• **Task statement**
Reproduce, character for character, the lines below from the first through the one with "import * as echarts from 'echarts';". Leave pictures out.

• **Information shown**
begin

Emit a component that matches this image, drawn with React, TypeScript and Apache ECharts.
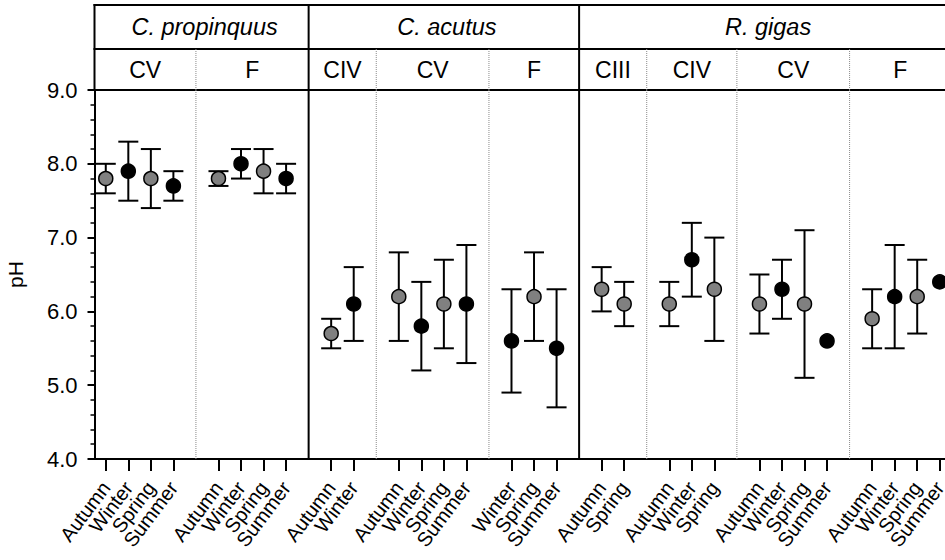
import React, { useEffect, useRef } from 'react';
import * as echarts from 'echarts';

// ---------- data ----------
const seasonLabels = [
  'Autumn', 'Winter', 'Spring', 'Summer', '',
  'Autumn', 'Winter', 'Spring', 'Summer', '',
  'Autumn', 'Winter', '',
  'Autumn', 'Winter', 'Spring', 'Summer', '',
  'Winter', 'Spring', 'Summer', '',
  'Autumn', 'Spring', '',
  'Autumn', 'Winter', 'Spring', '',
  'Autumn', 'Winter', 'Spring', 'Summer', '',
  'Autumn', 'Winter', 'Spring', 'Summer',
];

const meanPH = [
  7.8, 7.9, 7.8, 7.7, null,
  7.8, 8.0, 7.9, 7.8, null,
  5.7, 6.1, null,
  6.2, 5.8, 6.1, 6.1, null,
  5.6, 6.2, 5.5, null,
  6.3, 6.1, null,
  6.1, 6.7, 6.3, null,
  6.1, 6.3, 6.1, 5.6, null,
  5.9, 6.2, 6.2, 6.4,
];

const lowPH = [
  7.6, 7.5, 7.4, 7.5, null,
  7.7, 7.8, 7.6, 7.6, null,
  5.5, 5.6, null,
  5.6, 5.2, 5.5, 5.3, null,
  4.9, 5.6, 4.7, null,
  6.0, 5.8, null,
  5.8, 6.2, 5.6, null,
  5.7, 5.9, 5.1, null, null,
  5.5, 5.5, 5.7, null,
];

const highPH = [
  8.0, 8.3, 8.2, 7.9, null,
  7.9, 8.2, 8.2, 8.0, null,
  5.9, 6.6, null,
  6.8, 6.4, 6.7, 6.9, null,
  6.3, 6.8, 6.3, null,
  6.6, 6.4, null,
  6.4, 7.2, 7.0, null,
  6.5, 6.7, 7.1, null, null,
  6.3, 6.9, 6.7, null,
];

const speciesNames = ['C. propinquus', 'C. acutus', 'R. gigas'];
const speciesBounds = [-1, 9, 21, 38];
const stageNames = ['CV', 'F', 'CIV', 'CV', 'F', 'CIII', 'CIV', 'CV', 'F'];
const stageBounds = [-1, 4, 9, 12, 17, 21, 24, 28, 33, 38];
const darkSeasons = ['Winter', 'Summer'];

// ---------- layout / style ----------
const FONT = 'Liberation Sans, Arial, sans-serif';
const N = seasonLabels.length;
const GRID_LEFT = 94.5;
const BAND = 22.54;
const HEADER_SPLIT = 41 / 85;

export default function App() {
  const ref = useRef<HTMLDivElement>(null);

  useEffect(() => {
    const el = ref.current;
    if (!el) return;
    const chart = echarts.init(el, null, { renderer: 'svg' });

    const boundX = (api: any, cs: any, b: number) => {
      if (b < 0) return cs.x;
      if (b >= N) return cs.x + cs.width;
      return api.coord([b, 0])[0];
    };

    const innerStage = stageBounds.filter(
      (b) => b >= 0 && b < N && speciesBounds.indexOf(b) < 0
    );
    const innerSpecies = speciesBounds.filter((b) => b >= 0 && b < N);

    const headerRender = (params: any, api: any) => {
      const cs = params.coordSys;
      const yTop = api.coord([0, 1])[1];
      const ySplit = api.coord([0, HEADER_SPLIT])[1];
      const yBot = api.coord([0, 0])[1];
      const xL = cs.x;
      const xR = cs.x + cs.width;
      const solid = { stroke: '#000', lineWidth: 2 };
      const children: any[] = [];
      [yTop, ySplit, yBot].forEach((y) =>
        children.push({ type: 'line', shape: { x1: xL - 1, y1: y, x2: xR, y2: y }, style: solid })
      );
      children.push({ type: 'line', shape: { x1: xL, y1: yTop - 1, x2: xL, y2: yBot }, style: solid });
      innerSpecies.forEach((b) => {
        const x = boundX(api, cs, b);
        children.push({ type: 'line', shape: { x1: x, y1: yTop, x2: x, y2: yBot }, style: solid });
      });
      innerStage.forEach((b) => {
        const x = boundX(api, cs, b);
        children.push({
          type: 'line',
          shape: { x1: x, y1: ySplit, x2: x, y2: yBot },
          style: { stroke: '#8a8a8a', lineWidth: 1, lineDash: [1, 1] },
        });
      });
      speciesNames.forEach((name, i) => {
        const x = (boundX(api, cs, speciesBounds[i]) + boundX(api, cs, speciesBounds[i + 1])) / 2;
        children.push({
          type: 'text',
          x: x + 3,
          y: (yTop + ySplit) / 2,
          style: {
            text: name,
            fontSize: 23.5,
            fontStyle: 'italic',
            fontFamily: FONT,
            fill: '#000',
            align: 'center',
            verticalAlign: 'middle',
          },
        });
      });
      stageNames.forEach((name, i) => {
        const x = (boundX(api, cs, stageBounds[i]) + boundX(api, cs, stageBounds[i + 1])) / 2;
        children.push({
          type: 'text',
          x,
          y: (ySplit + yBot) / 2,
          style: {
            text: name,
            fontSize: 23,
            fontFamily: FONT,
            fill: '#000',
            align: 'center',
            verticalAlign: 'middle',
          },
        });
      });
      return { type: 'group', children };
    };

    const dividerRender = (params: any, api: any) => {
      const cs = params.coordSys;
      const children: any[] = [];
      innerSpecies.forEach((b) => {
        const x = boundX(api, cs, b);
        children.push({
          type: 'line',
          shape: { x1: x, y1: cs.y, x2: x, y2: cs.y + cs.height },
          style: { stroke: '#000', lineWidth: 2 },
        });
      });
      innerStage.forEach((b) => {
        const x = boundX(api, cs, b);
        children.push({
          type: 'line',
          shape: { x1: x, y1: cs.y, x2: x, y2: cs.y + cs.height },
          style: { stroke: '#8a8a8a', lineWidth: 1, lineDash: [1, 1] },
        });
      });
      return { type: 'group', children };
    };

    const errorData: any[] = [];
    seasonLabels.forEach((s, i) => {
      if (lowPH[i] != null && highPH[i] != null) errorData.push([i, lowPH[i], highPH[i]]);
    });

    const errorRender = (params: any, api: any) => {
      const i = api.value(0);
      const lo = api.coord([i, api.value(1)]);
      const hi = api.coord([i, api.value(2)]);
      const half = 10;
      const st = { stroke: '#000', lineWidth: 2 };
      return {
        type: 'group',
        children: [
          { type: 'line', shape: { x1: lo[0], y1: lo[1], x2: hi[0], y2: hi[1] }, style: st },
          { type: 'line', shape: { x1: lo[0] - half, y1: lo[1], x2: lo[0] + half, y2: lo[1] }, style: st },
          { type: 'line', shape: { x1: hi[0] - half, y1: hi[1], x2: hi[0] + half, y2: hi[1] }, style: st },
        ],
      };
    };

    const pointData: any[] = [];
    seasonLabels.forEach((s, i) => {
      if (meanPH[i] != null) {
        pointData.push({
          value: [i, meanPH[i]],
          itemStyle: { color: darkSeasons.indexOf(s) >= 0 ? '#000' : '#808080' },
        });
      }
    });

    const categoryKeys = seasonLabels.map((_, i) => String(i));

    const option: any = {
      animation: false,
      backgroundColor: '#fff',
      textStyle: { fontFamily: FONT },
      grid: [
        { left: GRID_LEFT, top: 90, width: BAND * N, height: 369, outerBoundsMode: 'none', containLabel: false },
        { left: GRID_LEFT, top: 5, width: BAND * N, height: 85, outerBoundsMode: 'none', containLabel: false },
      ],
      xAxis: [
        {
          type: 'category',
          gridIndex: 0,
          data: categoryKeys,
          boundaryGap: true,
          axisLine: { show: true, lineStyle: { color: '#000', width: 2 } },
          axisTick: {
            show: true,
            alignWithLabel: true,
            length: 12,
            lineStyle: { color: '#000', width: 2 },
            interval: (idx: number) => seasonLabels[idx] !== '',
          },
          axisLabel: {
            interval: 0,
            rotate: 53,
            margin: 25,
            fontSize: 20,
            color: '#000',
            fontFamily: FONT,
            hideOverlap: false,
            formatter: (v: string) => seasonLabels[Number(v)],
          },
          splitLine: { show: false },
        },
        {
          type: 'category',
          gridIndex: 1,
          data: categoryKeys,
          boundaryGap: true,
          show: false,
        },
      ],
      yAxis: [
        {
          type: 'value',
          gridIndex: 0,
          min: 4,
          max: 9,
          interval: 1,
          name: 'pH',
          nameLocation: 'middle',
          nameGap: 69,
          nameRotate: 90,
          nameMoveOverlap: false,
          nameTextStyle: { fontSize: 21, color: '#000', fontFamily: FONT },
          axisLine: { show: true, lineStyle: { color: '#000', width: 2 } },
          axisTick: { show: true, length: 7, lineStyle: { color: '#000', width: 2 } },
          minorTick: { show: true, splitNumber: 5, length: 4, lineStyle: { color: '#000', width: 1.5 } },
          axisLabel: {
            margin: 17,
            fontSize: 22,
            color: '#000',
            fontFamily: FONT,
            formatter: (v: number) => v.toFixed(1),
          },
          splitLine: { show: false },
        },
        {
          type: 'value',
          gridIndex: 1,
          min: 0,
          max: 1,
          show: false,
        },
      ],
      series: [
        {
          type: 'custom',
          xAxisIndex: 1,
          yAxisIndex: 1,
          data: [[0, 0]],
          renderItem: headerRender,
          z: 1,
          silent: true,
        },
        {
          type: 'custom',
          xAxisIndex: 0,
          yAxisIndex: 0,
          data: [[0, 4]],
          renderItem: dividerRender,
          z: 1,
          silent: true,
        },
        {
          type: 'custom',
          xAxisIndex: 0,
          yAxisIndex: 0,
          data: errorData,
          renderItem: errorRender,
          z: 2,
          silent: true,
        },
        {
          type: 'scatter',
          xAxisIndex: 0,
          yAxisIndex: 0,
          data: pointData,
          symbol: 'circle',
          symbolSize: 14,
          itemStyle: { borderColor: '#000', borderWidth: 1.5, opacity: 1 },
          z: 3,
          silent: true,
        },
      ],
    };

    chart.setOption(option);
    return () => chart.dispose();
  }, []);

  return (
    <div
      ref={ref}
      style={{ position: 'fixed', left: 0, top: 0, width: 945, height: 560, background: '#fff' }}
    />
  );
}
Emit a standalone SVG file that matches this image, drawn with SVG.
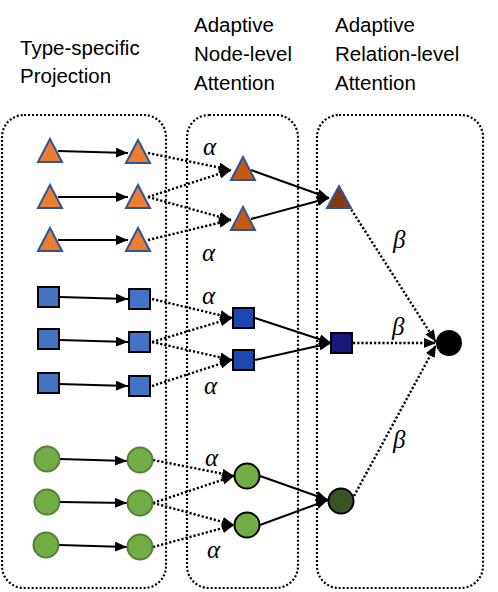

end

• **Solution to the problem**
Emit a component that matches this image, drawn with React, TypeScript and Apache ECharts.
import React, { useEffect, useRef } from 'react';
import * as echarts from 'echarts';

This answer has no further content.